Le réalisateur boulimique s’expose au risque du « film pour rien ». La baisse de régime ne remet d’ailleurs pas en cause les mérites reconnus du « bourreau de travail » : ce gâchis de son talent, cette énergie dépensée à perte, ce sont des traits de caractère qu’il assume, qu’il justifie même par son goût de l’activité, de « l’aventure » comme il dit parfois. Dans le cas de Patrice Leconte, on ajoutera qu’il y a comme une sagesse qui guide la suractivité, une philosophie de modeste dont il se départ rarement et dont la teneur pourrait être à peu près : « à chaque film, j’apprends quelque chose », sagesse d’artisan qui remet l’ouvrage sur le métier, conscient de ses limites -ici, la fatigue après La Veuve de Saint-Pierre ?- de ses lauriers –Ridicule ?- et comptant par-dessus tout ne pas s’endormir dessus ; d’où la fuite en avant et ce Félix et Lola, tellement décevant, film aléatoire, velléitaire. Un petit creux de Patrice Leconte.

Félix et Lola -pourquoi Félix et Lola et pas Les Nuits du forain ? Un vrai grand jeu de rebaptiser les films !-, c’est l’histoire d’une rencontre improbable entre deux personnages. L’un -Philippe Torreton, plus « peuple » que jamais- est propriétaire d’un manège d’auto-tamponneuses et s’ennuie beaucoup. L’autre, Charlotte Gainsbourg, mystérieuse excessive, débarque de nulle part et vient bouleverser la plate existence du forain.
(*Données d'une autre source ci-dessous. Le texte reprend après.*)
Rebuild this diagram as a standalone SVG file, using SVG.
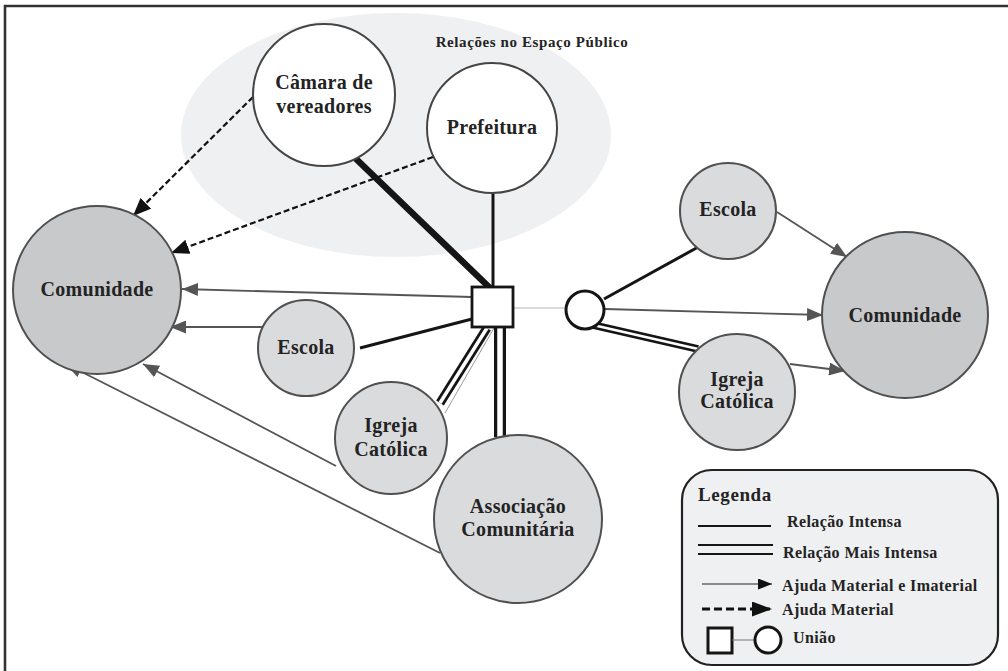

A partir de cet argument de départ ténu et convenu -fixité de l’Amoureux, fuite de l’objet désiré dans un cadre qui bouge, la fête foraine, ville en miniature-, Patrice Leconte lance deux pistes : d’abord une image qui ouvre le film, très beau plan d’un chanteur sur scène, Alain Bashung, que vise bientôt le pistolet d’un spectateur bouleversé (par quoi ? mystère !) ; ensuite, la relation très étrange de Lola avec un homme qu’elle a quitté et qui la prive de leur enfant commun. L’enjeu du film est dans l’implication progressive et douloureuse de Félix dans la vie de Lola, qui le conduira à pointer une arme sur un chanteur et à comprendre la nature de sa relation avec son ex-amant. Sans être un scénario à la Clouzot, le film doit garder une part de mystère pour ceux qui iraient le voir malgré nos conseils. On n’en dévoilera donc pas plus ; sinon pour dire que la fausse piste est le sujet du film et que Leconte s’y prend très mal pour nous « manipuler » ; en effet, la description à visée réaliste du monde forain est très grossière : repas convivial à plusieurs, où l’on profite du bon-vivre, caravanes du bonheur où l’on fait l’amour à toute heure… Or, sans cette donnée réaliste de départ, on ne peut croire à l’Etrangeté de Lola dont l’arrivée a une fonction presque magique dans le film, pour Félix en tout cas. Dans le décor artificiel et cliché où vivent ces forains, la tristesse de Lola apparaît aussi peu crédible que leurs joies. Ce qui marche parfois dans les films de Leconte, cette percée du bizarre dans le réel et dans le quotidien –Tandem, Monsieur Hire, Le Mari de la coiffeuse– échoue ici complètement ; et quand Lola dit à Félix ce qu’elle est en vérité, on se dit presque que c’est Leconte qui nous avoue sa supercherie.